Padahal perilaku membuang sampah sembarangan berpotensi besar mengakibatkan kerusakan lingkungan.
Dari Kang Mamat, aku tahu bahwa fakta sampah masih berserakan di jalur trekking menuju Curug Cibeureum itu benar adanya.
Meski himbauan, anjuran sudah diinformasikan sebelum perjalanan dimulai menuju curug.
Ceritaku di atas, aku yakin hanya sekelumit potret buram dari "miskinnya" kesadaran dalam membuang sampah di antara para pejalan lintas alam. Fakta memprihatinkan yang sama, kutemukan di curug lainnya seperti di Sentul, Bogor, serta beberapa curug di Sukabumi lainnya.
Miskinnya kesadaran kita soal sampah, Â rasanya bukan hal mengada-ada. Bukti paling memprihatinkan adalaha kasus bejibunnya sampah di Gunung Rinjani, Lombok, Nusa Tenggara Barat, yang sempat viral di media social beberapa tahun lalu.
Gunung yang merupakan gunung berapi kedua tertinggi di Indonesia dengan ketinggian 3.726 mdpl itu  dibelit persoalan sampah dari para pendakinya.
Hasil aksi bersih-bersih sampah Rinjani pada 2021 silam, berhasil mengumpulkan sampah hingga 1,6 ton. Sampah didominasi sampah plastik.
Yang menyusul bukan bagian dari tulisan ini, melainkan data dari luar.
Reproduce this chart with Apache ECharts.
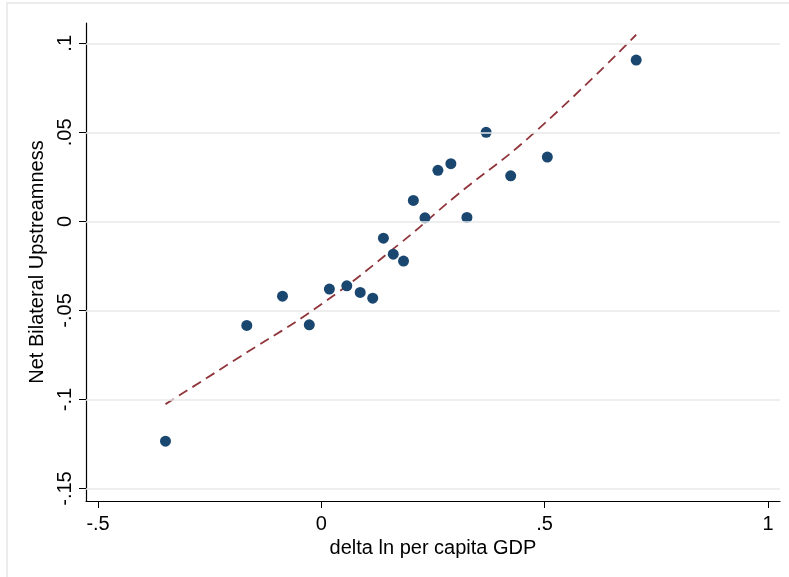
<!DOCTYPE html>
<html lang="en">
<head>
  <meta charset="UTF-8">
  <title>Upstreamness</title>
  <script src="https://cdn.jsdelivr.net/npm/echarts@6/dist/echarts.min.js"></script>
</head>
<style>
  * {
    margin: 0px;
    padding: 0px;
  }

  #main {
    width: 789px;
    height: 577px;
    background: #fff;
  }
</style>
<body>
  <div id="main"></div>
</body>
<script>
  // scatter points
  var gdpDelta = [-0.349, -0.167, -0.087, -0.027, 0.018, 0.057, 0.087, 0.115, 0.139, 0.161,
    0.184, 0.206, 0.232, 0.261, 0.290, 0.326, 0.369, 0.424, 0.506, 0.705];
  var upstream = [-0.1234, -0.0584, -0.0420, -0.0581, -0.0380, -0.0362, -0.0399, -0.0431, -0.0094, -0.0184,
    -0.0223, 0.0118, 0.0020, 0.0287, 0.0324, 0.0022, 0.0500, 0.0256, 0.0361, 0.0906];

  // fitted curve, sampled from the dashed line
  var fitX = [-0.349, -0.182, 0.0, 0.176, 0.300, 0.475, 0.705];
  var fitY = [-0.1026, -0.0760, -0.0465, -0.0124, 0.0140, 0.0494, 0.1048];

  // tick values and labels
  var xTicks = [-0.5, 0, 0.5, 1];
  var xTickText = ['-.5', '0', '.5', '1'];
  var yTicks = [-0.15, -0.1, -0.05, 0, 0.05, 0.1];
  var yTickText = ['-.15', '-.1', '-.05', '0', '.05', '.1'];

  var chart = echarts.init(document.getElementById('main'));
  var font = 'Liberation Sans, Arial, sans-serif';

  var pts = gdpDelta.map(function (x, i) { return [x, upstream[i]]; });
  var fit = fitX.map(function (x, i) { return [x, fitY[i]]; });

  function tickLabel(vals, texts) {
    return function (v) {
      for (var i = 0; i < vals.length; i++) {
        if (Math.abs(vals[i] - v) < 1e-9) return texts[i];
      }
      return '';
    };
  }

  chart.setOption({
    animation: false,
    graphic: [{
      type: 'rect',
      shape: { x: 7, y: 3, width: 800, height: 600 },
      style: { fill: 'none', stroke: '#e6e6e6', lineWidth: 1.5 },
      silent: true
    }],
    grid: {
      left: 86,
      right: 9,
      top: 23,
      bottom: 76
    },
    xAxis: {
      type: 'value',
      min: -0.527,
      max: 1.027,
      name: 'delta ln per capita GDP',
      nameLocation: 'middle',
      nameGap: 36,
      nameTextStyle: { fontFamily: font, fontSize: 20, color: '#000' },
      axisLine: { onZero: false, lineStyle: { color: '#000', width: 1.2 } },
      axisTick: { show: true, length: 7, customValues: xTicks, lineStyle: { color: '#000' } },
      axisLabel: {
        customValues: xTicks,
        formatter: tickLabel(xTicks, xTickText),
        fontFamily: font, fontSize: 20, color: '#000', margin: 13
      },
      splitLine: { show: false }
    },
    yAxis: {
      type: 'value',
      min: -0.157,
      max: 0.1114,
      name: 'Net Bilateral Upstreamness',
      nameLocation: 'middle',
      nameGap: 33,
      nameTextStyle: { fontFamily: font, fontSize: 20, color: '#000' },
      axisLine: { show: true, onZero: false, lineStyle: { color: '#000', width: 1.2 } },
      axisTick: { show: true, length: 7, customValues: yTicks, lineStyle: { color: '#000' } },
      axisLabel: {
        customValues: yTicks,
        formatter: tickLabel(yTicks, yTickText),
        rotate: 90,
        fontFamily: font, fontSize: 20, color: '#000', margin: 11
      },
      splitLine: { show: false }
    },
    series: [{
      // horizontal grid lines at the y ticks
      type: 'line',
      data: [],
      silent: true,
      markLine: {
        symbol: 'none',
        silent: true,
        label: { show: false },
        lineStyle: { color: '#e8e8e8', width: 1.5, type: 'solid' },
        data: yTicks.map(function (v) { return { yAxis: v }; })
      }
    }, {
      name: 'scatter',
      type: 'scatter',
      symbolSize: 11,
      itemStyle: { color: '#1a476f', opacity: 1 },
      data: pts,
      z: 3
    }, {
      name: 'fit',
      type: 'line',
      smooth: true,
      showSymbol: false,
      lineStyle: { color: '#90353b', width: 1.8, type: [10, 6] },
      data: fit,
      z: 2
    }]
  });
</script>
</html>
Bayangin, pada tataran apa kualitas kesadaran kita tentang budaya buang sampah.
Persoalan Sampah dan Upaya Menertibkannya
Persoalan sampah di lokasi wisata alam seperti tak berkesudahan. Upaya-upaya dari pihak pengelola, sudah pasti sudah dilakukan. Dari pemberiani larangan, melalui papan tulisan peringatan lengkap dengan paying hukumnya, sampai penyediaan sarana dan prasarana tempat sampah di banyak titik.
Seperti halnya saat pengalamanku ke hiking ke Curug cibeureum, Sukabumi yang kuceritain di atas.